I charge you in the presence of God, who gives life to all things, and of Christ Jesus, who in his testimony before Pontius Pilate made the good confession, to keep the commandment unstained and free from reproach until the appearing of our Lord Jesus Christ, which he will display at the proper time—he who is the blessed and only Sovereign, the King of kings and Lord of lords, who alone has immortality, who dwells in unapproachable light, whom no one has ever seen or can see. To him be honor and eternal dominion. Amen. (1 Timothy 6:13-16)
Again, when writing to the Romans about God’s salvation of both Jews and Gentiles in Christ, he cannot contain his praise when he considers God’s mercy in awe.
Oh, the depth of the riches and wisdom and knowledge of God! How unsearchable are his judgments and how inscrutable his ways! “For who has known the mind of the Lord, or who has been his counselor?” “Or who has given a gift to him that he might be repaid?” For from him and through him and to him are all things. To him be glory forever. Amen. (Romans 11:33-36)
Numerous times Paul and the other authors of the New Testament fail to contain their thanksgiving and praise as they are thinking about God and his marvelous grace. Ought we not to do the same? Perhaps if we are not more thankful it is because we are too thoughtless. Meditate on the word, hide it in your heart that you might not sin against him, soak in the riches of his grace, reflect on the weight of our sins, revel in the sufficiency of his Son to save us!

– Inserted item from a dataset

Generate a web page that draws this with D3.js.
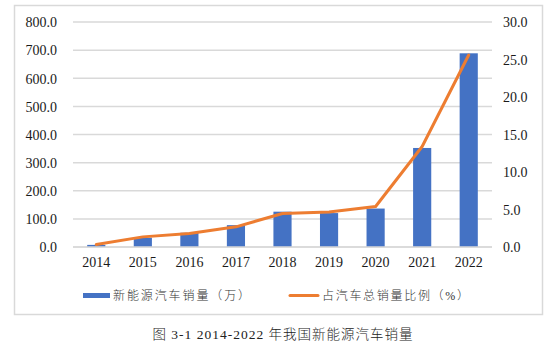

So then, brothers and sisters, let us praise the Lord! Let us praise him because he has delivered us from all of our troubles and will continue to do so until we see him face to face in his kingdom. Let us praise him as he adds to us his blessings and gives us good gifts. Let us praise him as he answers our prayers in unexpected ways. Let us praise him as he continues to shower his love upon us through his Son and apply it to our hearts by his Spirit. Let us praise Yahweh who is infinite, eternal, unchangeable, omniscient, omnipresent, transcendent, and immanent. The God who is far beyond us and unknowable, has come near to us and made himself known. He has redeemed us by his Son and on our darkest of days that is reason to praise the Lord! For he has overcome the world, he has delivered us from the domain of darkness and brought us into “his marvelous light.” (1 Peter 2:9) He has adopted us and made us sons and daughters of the kingdom with full inheritance! “For I am his, and he is mine, bought with the precious blood of Christ!”